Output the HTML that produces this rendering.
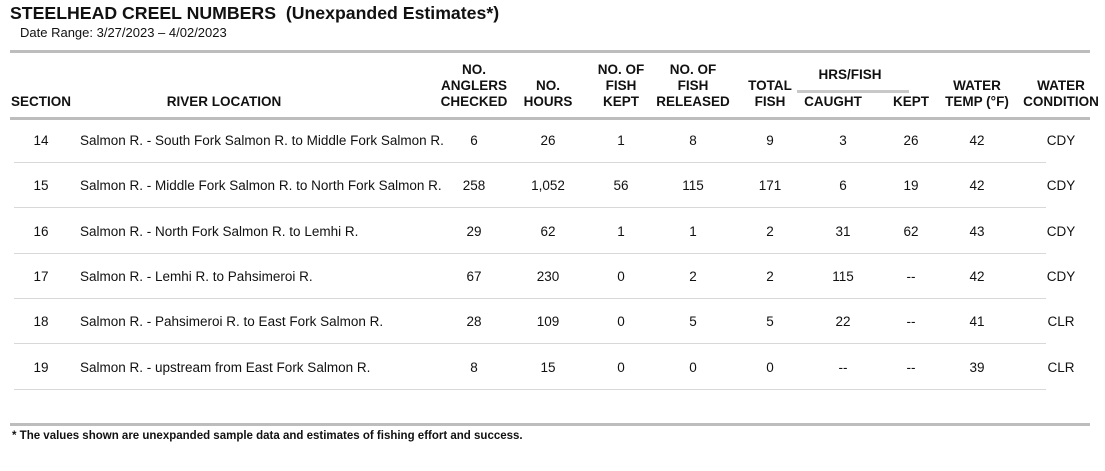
<!DOCTYPE html>
<html><head><meta charset="utf-8"><style>
body{margin:0;width:1105px;height:471px;background:#fff;font-family:"Liberation Sans",Arial,sans-serif;color:#111;position:relative;overflow:hidden}
.a{position:absolute;white-space:nowrap}
.t{font-size:17.7px;font-weight:bold;left:10px;top:3px}
.d{font-size:13px;left:20px;top:25px}
.thick{position:absolute;left:10px;width:1080px;height:3px;background:#bdbdbd}
.thin{position:absolute;left:14px;width:1032px;height:1px;background:#d8d8d8}
.h{font-size:13.5px;font-weight:bold;text-align:center;line-height:16px;transform:translateX(-50%)}
.c{font-size:13.5px;transform:translateX(-50%);text-align:center}
.l{font-size:13.5px;left:80px}
.f{font-size:11.5px;font-weight:bold;left:12px;top:430px}
</style></head><body>
<div class="a t">STEELHEAD CREEL NUMBERS&nbsp; (Unexpanded Estimates*)</div>
<div class="a d">Date Range: 3/27/2023 – 4/02/2023</div>
<div class="thick" style="top:50px"></div>
<div class="a h" style="left:41px;top:94px">SECTION</div>
<div class="a h" style="left:224px;top:94px">RIVER LOCATION</div>
<div class="a h" style="left:474px;top:62px">NO.<br>ANGLERS<br>CHECKED</div>
<div class="a h" style="left:548px;top:78px">NO.<br>HOURS</div>
<div class="a h" style="left:621px;top:62px">NO. OF<br>FISH<br>KEPT</div>
<div class="a h" style="left:693px;top:62px">NO. OF<br>FISH<br>RELEASED</div>
<div class="a h" style="left:770px;top:78px">TOTAL<br>FISH</div>
<div class="a h" style="left:850px;top:67px">HRS/FISH</div>
<div class="a" style="left:797px;top:90px;width:112px;height:3px;background:#c8c8c8"></div>
<div class="a h" style="left:833px;top:94px">CAUGHT</div>
<div class="a h" style="left:911px;top:94px">KEPT</div>
<div class="a h" style="left:977px;top:78px">WATER<br>TEMP (°F)</div>
<div class="a h" style="left:1061px;top:78px">WATER<br>CONDITION</div>
<div class="thick" style="top:117px"></div>
<div id="rows"></div>
<div class="thick" style="top:423px"></div>
<div class="a f">* The values shown are unexpanded sample data and estimates of fishing effort and success.</div>
<script>
const sections=["14","15","16","17","18","19"];
const locations=["Salmon R. - South Fork Salmon R. to Middle Fork Salmon R.","Salmon R. - Middle Fork Salmon R. to North Fork Salmon R.","Salmon R. - North Fork Salmon R. to Lemhi R.","Salmon R. - Lemhi R. to Pahsimeroi R.","Salmon R. - Pahsimeroi R. to East Fork Salmon R.","Salmon R. - upstream from East Fork Salmon R."];
const anglers=["6","258","29","67","28","8"];
const hours=["26","1,052","62","230","109","15"];
const kept=["1","56","1","0","0","0"];
const released=["8","115","1","2","5","0"];
const total=["9","171","2","2","5","0"];
const caught=["3","6","31","115","22","--"];
const keptHrs=["26","19","62","--","--","--"];
const temp=["42","42","43","42","41","39"];
const cond=["CDY","CDY","CDY","CDY","CLR","CLR"];
const cols=[[sections,41,"section"],[anglers,474,"anglers"],[hours,548,"hours"],[kept,621,"fish-kept"],[released,693,"fish-released"],[total,770,"total-fish"],[caught,843,"hrs-caught"],[keptHrs,911,"hrs-kept"],[temp,977,"water-temp"],[cond,1061,"water-condition"]];
const root=document.getElementById('rows');
sections.forEach((s,i)=>{
  const y=133+i*45.3;
  cols.forEach(([arr,x,n])=>{
    const d=document.createElement('div');d.className='a c';
    d.style.left=x+'px';d.style.top=y+'px';d.textContent=arr[i];
    
    
    root.appendChild(d);
  });
  const l=document.createElement('div');l.className='a l';l.style.top=y+'px';l.textContent=locations[i];
  
  
  root.appendChild(l);
  const r=document.createElement('div');r.className='thin';r.style.top=(y+29)+'px';
  
  
  root.appendChild(r);
});
</script>
</body></html>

•••

== PROBLEM REQUIREMENTS ==
Word for word, quote the full listing, omitting every picture.

== RESPONSE ==
Output the HTML that produces this rendering.
<!DOCTYPE html>
<html><head><meta charset="utf-8"><style>
body{margin:0;width:1105px;height:471px;background:#fff;font-family:"Liberation Sans",Arial,sans-serif;color:#111;position:relative;overflow:hidden}
.a{position:absolute;white-space:nowrap}
.t{font-size:17.7px;font-weight:bold;left:10px;top:3px}
.d{font-size:13px;left:20px;top:25px}
.thick{position:absolute;left:10px;width:1080px;height:3px;background:#bdbdbd}
.thin{position:absolute;left:14px;width:1032px;height:1px;background:#d8d8d8}
.h{font-size:13.5px;font-weight:bold;text-align:center;line-height:16px;transform:translateX(-50%)}
.c{font-size:13.5px;transform:translateX(-50%);text-align:center}
.l{font-size:13.5px;left:80px}
.f{font-size:11.5px;font-weight:bold;left:12px;top:430px}
</style></head><body>
<div class="a t">STEELHEAD CREEL NUMBERS&nbsp; (Unexpanded Estimates*)</div>
<div class="a d">Date Range: 3/27/2023 – 4/02/2023</div>
<div class="thick" style="top:50px"></div>
<div class="a h" style="left:41px;top:94px">SECTION</div>
<div class="a h" style="left:224px;top:94px">RIVER LOCATION</div>
<div class="a h" style="left:474px;top:62px">NO.<br>ANGLERS<br>CHECKED</div>
<div class="a h" style="left:548px;top:78px">NO.<br>HOURS</div>
<div class="a h" style="left:621px;top:62px">NO. OF<br>FISH<br>KEPT</div>
<div class="a h" style="left:693px;top:62px">NO. OF<br>FISH<br>RELEASED</div>
<div class="a h" style="left:770px;top:78px">TOTAL<br>FISH</div>
<div class="a h" style="left:850px;top:67px">HRS/FISH</div>
<div class="a" style="left:797px;top:90px;width:112px;height:3px;background:#c8c8c8"></div>
<div class="a h" style="left:833px;top:94px">CAUGHT</div>
<div class="a h" style="left:911px;top:94px">KEPT</div>
<div class="a h" style="left:977px;top:78px">WATER<br>TEMP (°F)</div>
<div class="a h" style="left:1061px;top:78px">WATER<br>CONDITION</div>
<div class="thick" style="top:117px"></div>
<div id="rows"></div>
<div class="thick" style="top:423px"></div>
<div class="a f">* The values shown are unexpanded sample data and estimates of fishing effort and success.</div>
<script>
const sections=["14","15","16","17","18","19"];
const locations=["Salmon R. - South Fork Salmon R. to Middle Fork Salmon R.","Salmon R. - Middle Fork Salmon R. to North Fork Salmon R.","Salmon R. - North Fork Salmon R. to Lemhi R.","Salmon R. - Lemhi R. to Pahsimeroi R.","Salmon R. - Pahsimeroi R. to East Fork Salmon R.","Salmon R. - upstream from East Fork Salmon R."];
const anglers=["6","258","29","67","28","8"];
const hours=["26","1,052","62","230","109","15"];
const kept=["1","56","1","0","0","0"];
const released=["8","115","1","2","5","0"];
const total=["9","171","2","2","5","0"];
const caught=["3","6","31","115","22","--"];
const keptHrs=["26","19","62","--","--","--"];
const temp=["42","42","43","42","41","39"];
const cond=["CDY","CDY","CDY","CDY","CLR","CLR"];
const cols=[[sections,41,"section"],[anglers,474,"anglers"],[hours,548,"hours"],[kept,621,"fish-kept"],[released,693,"fish-released"],[total,770,"total-fish"],[caught,843,"hrs-caught"],[keptHrs,911,"hrs-kept"],[temp,977,"water-temp"],[cond,1061,"water-condition"]];
const root=document.getElementById('rows');
sections.forEach((s,i)=>{
  const y=133+i*45.3;
  cols.forEach(([arr,x,n])=>{
    const d=document.createElement('div');d.className='a c';
    d.style.left=x+'px';d.style.top=y+'px';d.textContent=arr[i];
    
    
    root.appendChild(d);
  });
  const l=document.createElement('div');l.className='a l';l.style.top=y+'px';l.textContent=locations[i];
  
  
  root.appendChild(l);
  const r=document.createElement('div');r.className='thin';r.style.top=(y+29)+'px';
  
  
  root.appendChild(r);
});
</script>
</body></html>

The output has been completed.